Create a New Feature Class
Feature class is a term used by ESRI for "a collection of geographic features that share the same geometry type (such as point, line, or polygon) and the same attribute fields for a common area" (ESRI 2021). When you load a shapefile or CSV file into a map, or add a layer of features from a feature service, you are using a feature class.
- On the View tab, view the Catalog Pane.
- Under Databases, right-click on the database for the project, and select New -> Feature Class.
- Give the new feature class a meaningful Name. The name can only contain letters and numbers, but you can give a more readable name in the Alias if desired.
- Specify the Feature Class Type based on
whether points, lines, or polygons
are the best choice for representing the features.
- Each feature class can have only one type of feature, although you can, of course, create multiple feature classes, such as a polygon feature class for buildings and a line feature class for roads.
- For this example, we will create a polygon feature class to represent buildings, some of which still exist in some form, like the American Museum of Natural History.
- In creating the new feature class, you need to determine
what Fields (attributes) you want to associate with each feature.
- For buildings, such attributes could include things like name, address, height (floors), owner, purpose, etc.

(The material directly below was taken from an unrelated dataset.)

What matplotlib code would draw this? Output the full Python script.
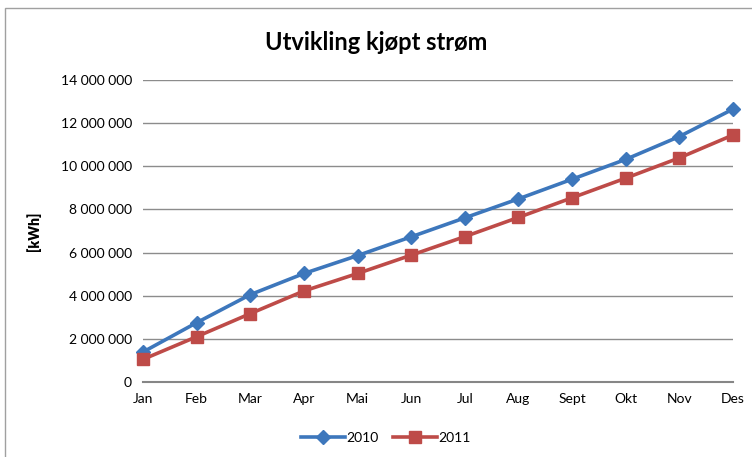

- In this case, all the map provides is the name, so that will be our only attribute.
- Qualitative attributes like names or addresses should be a Text type. Quantitative attributes like height or square feet should be either Long Integer if there are no decimal points or Double if there are decimal points.
Trace the Features
Once the feature class has been created, you can start tracing the features.
- If the image you are digitizing is pixillated (blocky) and hard to read, you can make it a little more readable by selecting the layer in the Contents pane and under Appearance changing the Resampling Type to Bilinear.
- Select the new feature class in the Contents pane and on the Edit tab, click Features, Create.
- The Create Features pane will pop up and you can select
different types of drawing tools.
- The Polygon tool is the most common with irregular areas. Click to add vertex points and then double-click on the last point to stop.
- The rectangle tool is easiest with rectangles.
- If you need to better align your polygon vertices, click Features, Modify, Select the feature, right-click and select Edit Vertices.
- To modify the attributes of a feature, Select the feature, and right-click to edit Attributes, change the attributes as needed, and click Apply.
- When you are done tracing, on the Edit tab, click Manage Edits -> Save.
Publish the Features
The digitized vector features can be shared by publishing to a feature service.
- Right click on the layer in Contents and select Sharing and Share as Web Layer.
- Provide a meaningful name.
- Provide a summary
- Share with Everyone.
- Analyze to make sure everything is OK.
- If you get a warning that, Allow assignment of unique numeric IDs for sharing web layers is disabled in Map Properties, right click on the Map in the Contents pane, and on the General tab, check Allow assignment of unique numeric IDs for sharing web layers.
- After the layer is published, you should be able to add the layer to a map in ArcGIS Online.
Feature Publishing Errors
If you are editing the metadata and get a warning that, "The layer is accessing the data source's metadata..."
- Select View -> Catalog Pane.
- Find the new feature class under the Databases.
- Right-click on the feature class, and select Edit Metadata there.
If you get a warning that "Field xxx is not supported as a display field"
- Right-click the layer in the Contents pane and click Properties.
- Click the Display options and choose a field for Display field other than the length or area field.
- Click OK to apply your changes.
If you get a warning that, "Allow assignment of unique numeric IDs for sharing web layers is disabled in Map Properties"
- Right click on the Map in the Contents pane.
- On the General tab, check Allow assignment of unique numeric IDs for sharing web layers.
- Click OK to apply your changes.
If you get " Error 00241 Field Shape_Length cannot be used as a display field"
- Right click on the layer, view the Properties, go to the Display pane.
- Select a Display Field that is one of the layer attributes rather than one of the feature information fields (like Shape_Length) that is only meaningful in ArcGIS Pro.
- The Display Field is used as the default when labeling is turned on.
Save A Project Package
You should save your project as a project package to ArcGIS Online so you can open the project on another machine, and so you have a backup.
- Go to the Share tab and select Project.
- Provide a name to save the project under. The default is the name of the current project.
- Copy the name into the Tags and Summary fields.
- Click the Share outside of organization box so your project database containing your layers is included in your project package.
- Unclick the Include Toolboxes and Include History Items check boxes so that history or toolbox errors to not cause your upload to fail.
- Analyze the project to find any problems.
- Package the project to upload it to ArcGIS Online.